━━━━━ SOURCE MATERIAL

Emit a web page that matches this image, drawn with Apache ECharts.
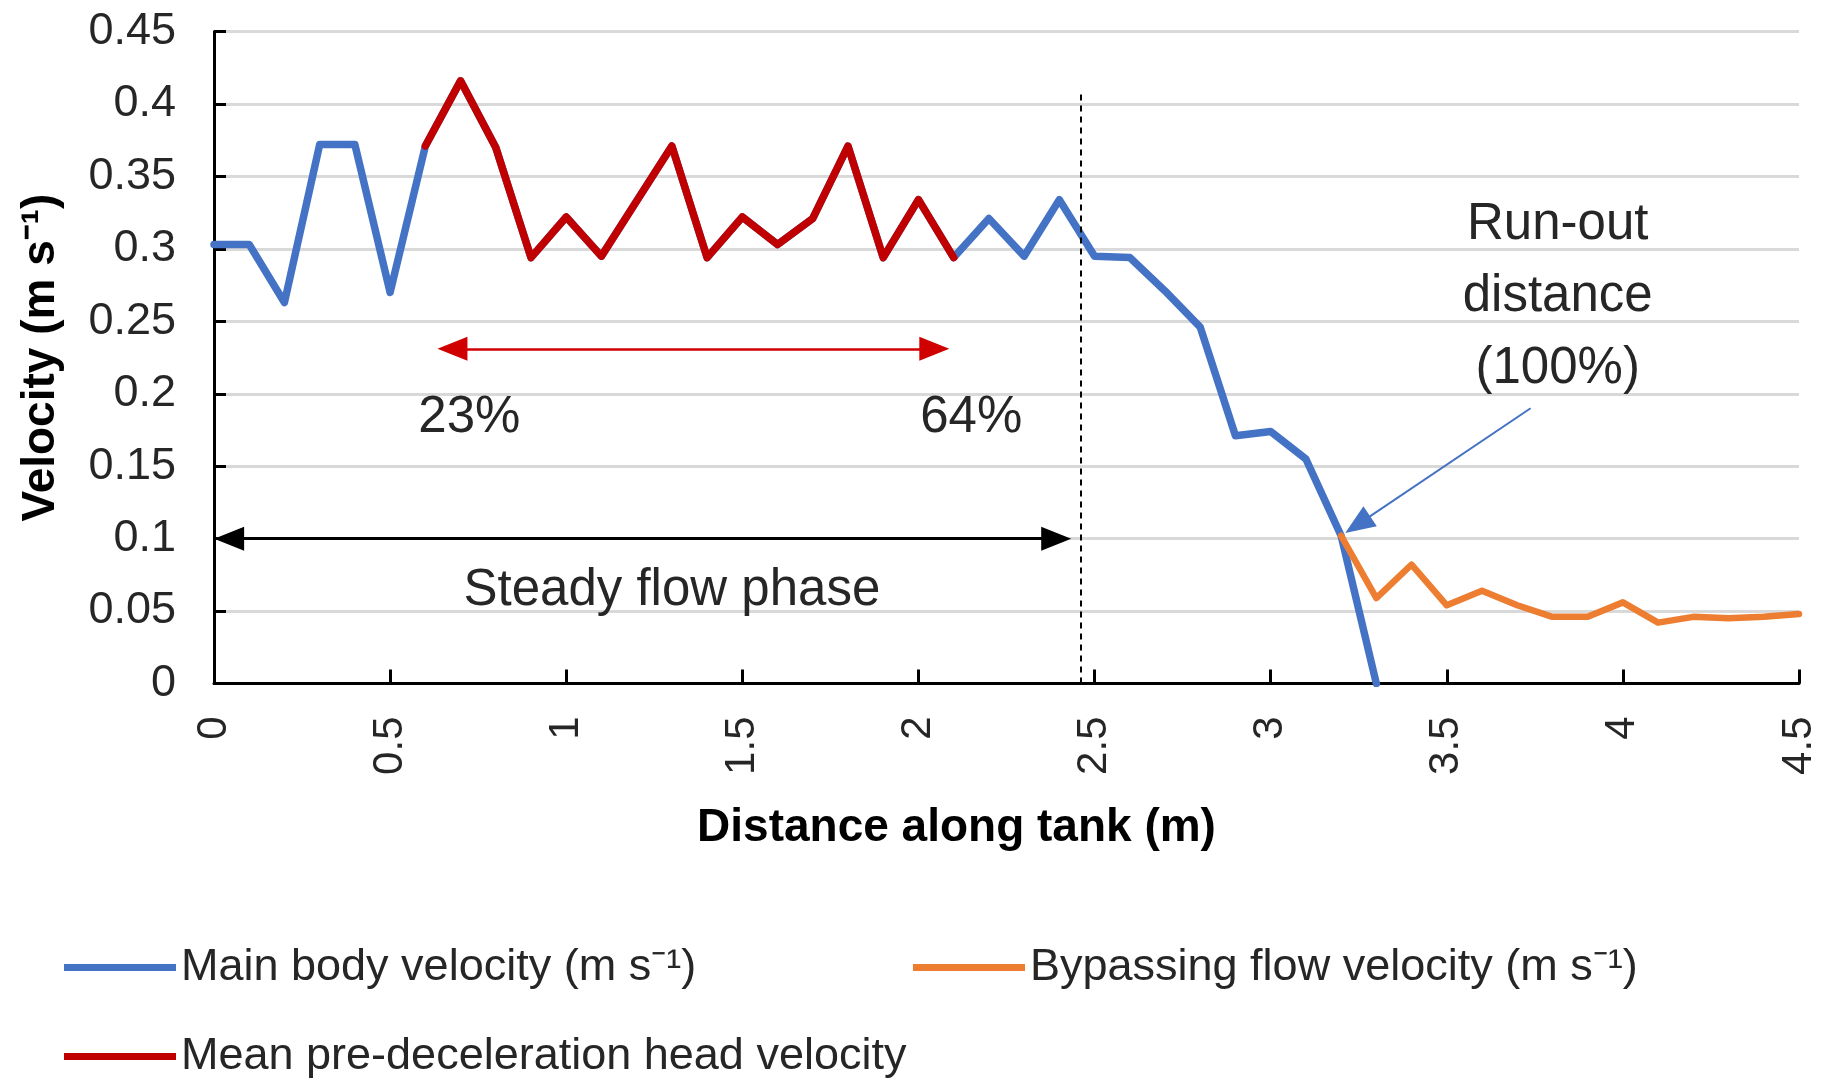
<!DOCTYPE html>
<html>
<head>
<meta charset="utf-8">
<script src="https://cdn.jsdelivr.net/npm/echarts@6/dist/echarts.min.js"></script>
<style>html,body{margin:0;padding:0;background:#fff}#c{width:1835px;height:1078px}</style>
</head>
<body>
<div id="c"></div>
<script>
// ---- data ----
const mainX = [0,0.1,0.2,0.3,0.4,0.5,0.6,0.7,0.8,0.9,1.0,1.1,1.2,1.3,1.4,1.5,1.6,1.7,1.8,1.9,2.0,2.1,2.2,2.3,2.4,2.5,2.6,2.7,2.8,2.9,3.0,3.1,3.2,3.3];
const mainV = [0.303,0.303,0.263,0.372,0.372,0.270,0.371,0.416,0.370,0.294,0.322,0.295,0.333,0.371,0.294,0.322,0.303,0.321,0.371,0.294,0.334,0.294,0.321,0.295,0.334,0.295,0.294,0.271,0.246,0.171,0.174,0.155,0.102,0.0];
const bypassX = [3.2,3.3,3.4,3.5,3.6,3.7,3.8,3.9,4.0,4.1,4.2,4.3,4.4,4.5];
const bypassV = [0.102,0.059,0.082,0.054,0.064,0.054,0.046,0.046,0.056,0.042,0.046,0.045,0.046,0.048];
const headX = [0.6,0.7,0.8,0.9,1.0,1.1,1.2,1.3,1.4,1.5,1.6,1.7,1.8,1.9,2.0,2.1];
const headV = [0.371,0.416,0.370,0.294,0.322,0.295,0.333,0.371,0.294,0.322,0.303,0.321,0.371,0.294,0.334,0.294];
const seriesNames = ['Main body velocity (m s\u207B\u00B9)','Bypassing flow velocity (m s\u207B\u00B9)','Mean pre-deceleration head velocity'];
const xTitle = 'Distance along tank (m)';
const yTitle = 'Velocity (m s\u207B\u00B9)';
// annotation anchors (data coordinates; arrowhead centres)
const steadyStart = [0.043, 0.1], steadyEnd = [2.391, 0.1];
const headArrowStart = [0.677, 0.231], headArrowEnd = [2.045, 0.231];
const dashedLineX = 2.46, dashedLineTop = 0.41;
const runoutArrowFrom = [3.738, 0.190], runoutArrowTo = [3.247, 0.1097];
const textNotes = [
  {text:'23%', at:[0.725, 0.183]},
  {text:'64%', at:[2.15, 0.183]},
  {text:'Steady flow phase', at:[1.30, 0.064]},
  {text:'Run-out\ndistance\n(100%)', at:[3.815, 0.267]}
];

const pair = (xs, vs) => xs.map((x,i)=>[x, vs[i]]);
const FONT = '"Liberation Sans", Arial, sans-serif';
const TXT = '#262626';

const chart = echarts.init(document.getElementById('c'), null, {renderer:'canvas'});
const legendBase = {
  orient:'horizontal', icon:'rect', itemWidth:112, itemHeight:7, padding:0,
  textStyle:{fontSize:45, color:TXT, fontFamily:FONT}, selectedMode:false
};
chart.setOption({
  animation:false,
  backgroundColor:'#fff',
  grid:{left:214, right:36, top:31.6, bottom:394.5, containLabel:false},
  xAxis:{
    type:'value', min:0, max:4.5, interval:0.5,
    name:xTitle, nameLocation:'middle', nameGap:122,
    nameTextStyle:{fontSize:46, fontWeight:'bold', color:'#000', fontFamily:FONT, padding:[0,100,0,0]},
    axisLine:{lineStyle:{color:'#000', width:3}},
    axisTick:{inside:true, length:14, lineStyle:{color:'#000', width:3}},
    axisLabel:{rotate:90, margin:33, fontSize:42, color:TXT, fontFamily:FONT},
    splitLine:{show:false}
  },
  yAxis:{
    type:'value', min:0, max:0.45, interval:0.05,
    name:yTitle, nameLocation:'middle', nameGap:150,
    nameTextStyle:{fontSize:46, fontWeight:'bold', color:'#000', fontFamily:FONT},
    axisLine:{show:true, lineStyle:{color:'#000', width:3}},
    axisTick:{show:true, inside:true, length:12, lineStyle:{color:'#000', width:3}},
    axisLabel:{margin:38, fontSize:45, color:TXT, fontFamily:FONT},
    splitLine:{lineStyle:{color:'#d9d9d9', width:3}}
  },
  legend:[
    Object.assign({}, legendBase, {left:64, top:945, data:[seriesNames[0]]}),
    Object.assign({}, legendBase, {left:913, top:945, data:[seriesNames[1]]}),
    Object.assign({}, legendBase, {left:64, top:1034, data:[seriesNames[2]]})
  ],
  series:[
    {name:seriesNames[0], type:'line', data:pair(mainX, mainV), symbol:'none', color:'#4472C4',
     lineStyle:{width:7.5, color:'#4472C4', join:'round', cap:'round'}, z:3},
    {name:seriesNames[1], type:'line', data:pair(bypassX, bypassV), symbol:'none', color:'#ED7D31',
     lineStyle:{width:6.5, color:'#ED7D31', join:'round', cap:'round'}, z:4},
    {name:seriesNames[2], type:'line', data:pair(headX, headV), symbol:'none', color:'#C00000',
     lineStyle:{width:7.5, color:'#C00000', join:'round', cap:'round'}, z:5},
    {name:'annotations', type:'line', data:[], symbol:'none', z:6,
     markLine:{
       silent:true, animation:false, label:{show:false},
       data:[
         [{coord:steadyStart, symbol:'triangle', symbolSize:[24,30], lineStyle:{color:'#000', width:3, type:'solid'}},
          {coord:steadyEnd, symbol:'triangle', symbolSize:[24,30]}],
         [{coord:headArrowStart, symbol:'triangle', symbolSize:[24,30], lineStyle:{color:'#D00000', width:2.5, type:'solid'}},
          {coord:headArrowEnd, symbol:'triangle', symbolSize:[24,30]}],
         [{coord:[dashedLineX,0], symbol:'none', lineStyle:{color:'#000', width:2, type:[6,5]}},
          {coord:[dashedLineX,dashedLineTop], symbol:'none'}],
         [{coord:runoutArrowFrom, symbol:'none', lineStyle:{color:'#4472C4', width:2, type:'solid'}},
          {coord:runoutArrowTo, symbol:'triangle', symbolSize:[24,30]}]
       ],
       itemStyle:{color:'#000'}
     },
     markPoint:{
       silent:true, animation:false, symbol:'rect', symbolSize:1,
       itemStyle:{color:'rgba(0,0,0,0)'},
       label:{show:true, position:'inside', fontSize:51, lineHeight:72, color:TXT, fontFamily:FONT, align:'center', verticalAlign:'middle'},
       data:textNotes.map(n=>({coord:n.at, value:n.text, label:{formatter:n.text}}))
     }
    }
  ]
});
</script>
</body>
</html>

━━━━━━━━━━

• [WRITTEN INSTRUCTION]
Leave the pictures out and output the rest of the listing exactly.

• [OUTPUT BELOW]
Emit a web page that matches this image, drawn with Apache ECharts.
<!DOCTYPE html>
<html>
<head>
<meta charset="utf-8">
<script src="https://cdn.jsdelivr.net/npm/echarts@6/dist/echarts.min.js"></script>
<style>html,body{margin:0;padding:0;background:#fff}#c{width:1835px;height:1078px}</style>
</head>
<body>
<div id="c"></div>
<script>
// ---- data ----
const mainX = [0,0.1,0.2,0.3,0.4,0.5,0.6,0.7,0.8,0.9,1.0,1.1,1.2,1.3,1.4,1.5,1.6,1.7,1.8,1.9,2.0,2.1,2.2,2.3,2.4,2.5,2.6,2.7,2.8,2.9,3.0,3.1,3.2,3.3];
const mainV = [0.303,0.303,0.263,0.372,0.372,0.270,0.371,0.416,0.370,0.294,0.322,0.295,0.333,0.371,0.294,0.322,0.303,0.321,0.371,0.294,0.334,0.294,0.321,0.295,0.334,0.295,0.294,0.271,0.246,0.171,0.174,0.155,0.102,0.0];
const bypassX = [3.2,3.3,3.4,3.5,3.6,3.7,3.8,3.9,4.0,4.1,4.2,4.3,4.4,4.5];
const bypassV = [0.102,0.059,0.082,0.054,0.064,0.054,0.046,0.046,0.056,0.042,0.046,0.045,0.046,0.048];
const headX = [0.6,0.7,0.8,0.9,1.0,1.1,1.2,1.3,1.4,1.5,1.6,1.7,1.8,1.9,2.0,2.1];
const headV = [0.371,0.416,0.370,0.294,0.322,0.295,0.333,0.371,0.294,0.322,0.303,0.321,0.371,0.294,0.334,0.294];
const seriesNames = ['Main body velocity (m s\u207B\u00B9)','Bypassing flow velocity (m s\u207B\u00B9)','Mean pre-deceleration head velocity'];
const xTitle = 'Distance along tank (m)';
const yTitle = 'Velocity (m s\u207B\u00B9)';
// annotation anchors (data coordinates; arrowhead centres)
const steadyStart = [0.043, 0.1], steadyEnd = [2.391, 0.1];
const headArrowStart = [0.677, 0.231], headArrowEnd = [2.045, 0.231];
const dashedLineX = 2.46, dashedLineTop = 0.41;
const runoutArrowFrom = [3.738, 0.190], runoutArrowTo = [3.247, 0.1097];
const textNotes = [
  {text:'23%', at:[0.725, 0.183]},
  {text:'64%', at:[2.15, 0.183]},
  {text:'Steady flow phase', at:[1.30, 0.064]},
  {text:'Run-out\ndistance\n(100%)', at:[3.815, 0.267]}
];

const pair = (xs, vs) => xs.map((x,i)=>[x, vs[i]]);
const FONT = '"Liberation Sans", Arial, sans-serif';
const TXT = '#262626';

const chart = echarts.init(document.getElementById('c'), null, {renderer:'canvas'});
const legendBase = {
  orient:'horizontal', icon:'rect', itemWidth:112, itemHeight:7, padding:0,
  textStyle:{fontSize:45, color:TXT, fontFamily:FONT}, selectedMode:false
};
chart.setOption({
  animation:false,
  backgroundColor:'#fff',
  grid:{left:214, right:36, top:31.6, bottom:394.5, containLabel:false},
  xAxis:{
    type:'value', min:0, max:4.5, interval:0.5,
    name:xTitle, nameLocation:'middle', nameGap:122,
    nameTextStyle:{fontSize:46, fontWeight:'bold', color:'#000', fontFamily:FONT, padding:[0,100,0,0]},
    axisLine:{lineStyle:{color:'#000', width:3}},
    axisTick:{inside:true, length:14, lineStyle:{color:'#000', width:3}},
    axisLabel:{rotate:90, margin:33, fontSize:42, color:TXT, fontFamily:FONT},
    splitLine:{show:false}
  },
  yAxis:{
    type:'value', min:0, max:0.45, interval:0.05,
    name:yTitle, nameLocation:'middle', nameGap:150,
    nameTextStyle:{fontSize:46, fontWeight:'bold', color:'#000', fontFamily:FONT},
    axisLine:{show:true, lineStyle:{color:'#000', width:3}},
    axisTick:{show:true, inside:true, length:12, lineStyle:{color:'#000', width:3}},
    axisLabel:{margin:38, fontSize:45, color:TXT, fontFamily:FONT},
    splitLine:{lineStyle:{color:'#d9d9d9', width:3}}
  },
  legend:[
    Object.assign({}, legendBase, {left:64, top:945, data:[seriesNames[0]]}),
    Object.assign({}, legendBase, {left:913, top:945, data:[seriesNames[1]]}),
    Object.assign({}, legendBase, {left:64, top:1034, data:[seriesNames[2]]})
  ],
  series:[
    {name:seriesNames[0], type:'line', data:pair(mainX, mainV), symbol:'none', color:'#4472C4',
     lineStyle:{width:7.5, color:'#4472C4', join:'round', cap:'round'}, z:3},
    {name:seriesNames[1], type:'line', data:pair(bypassX, bypassV), symbol:'none', color:'#ED7D31',
     lineStyle:{width:6.5, color:'#ED7D31', join:'round', cap:'round'}, z:4},
    {name:seriesNames[2], type:'line', data:pair(headX, headV), symbol:'none', color:'#C00000',
     lineStyle:{width:7.5, color:'#C00000', join:'round', cap:'round'}, z:5},
    {name:'annotations', type:'line', data:[], symbol:'none', z:6,
     markLine:{
       silent:true, animation:false, label:{show:false},
       data:[
         [{coord:steadyStart, symbol:'triangle', symbolSize:[24,30], lineStyle:{color:'#000', width:3, type:'solid'}},
          {coord:steadyEnd, symbol:'triangle', symbolSize:[24,30]}],
         [{coord:headArrowStart, symbol:'triangle', symbolSize:[24,30], lineStyle:{color:'#D00000', width:2.5, type:'solid'}},
          {coord:headArrowEnd, symbol:'triangle', symbolSize:[24,30]}],
         [{coord:[dashedLineX,0], symbol:'none', lineStyle:{color:'#000', width:2, type:[6,5]}},
          {coord:[dashedLineX,dashedLineTop], symbol:'none'}],
         [{coord:runoutArrowFrom, symbol:'none', lineStyle:{color:'#4472C4', width:2, type:'solid'}},
          {coord:runoutArrowTo, symbol:'triangle', symbolSize:[24,30]}]
       ],
       itemStyle:{color:'#000'}
     },
     markPoint:{
       silent:true, animation:false, symbol:'rect', symbolSize:1,
       itemStyle:{color:'rgba(0,0,0,0)'},
       label:{show:true, position:'inside', fontSize:51, lineHeight:72, color:TXT, fontFamily:FONT, align:'center', verticalAlign:'middle'},
       data:textNotes.map(n=>({coord:n.at, value:n.text, label:{formatter:n.text}}))
     }
    }
  ]
});
</script>
</body>
</html>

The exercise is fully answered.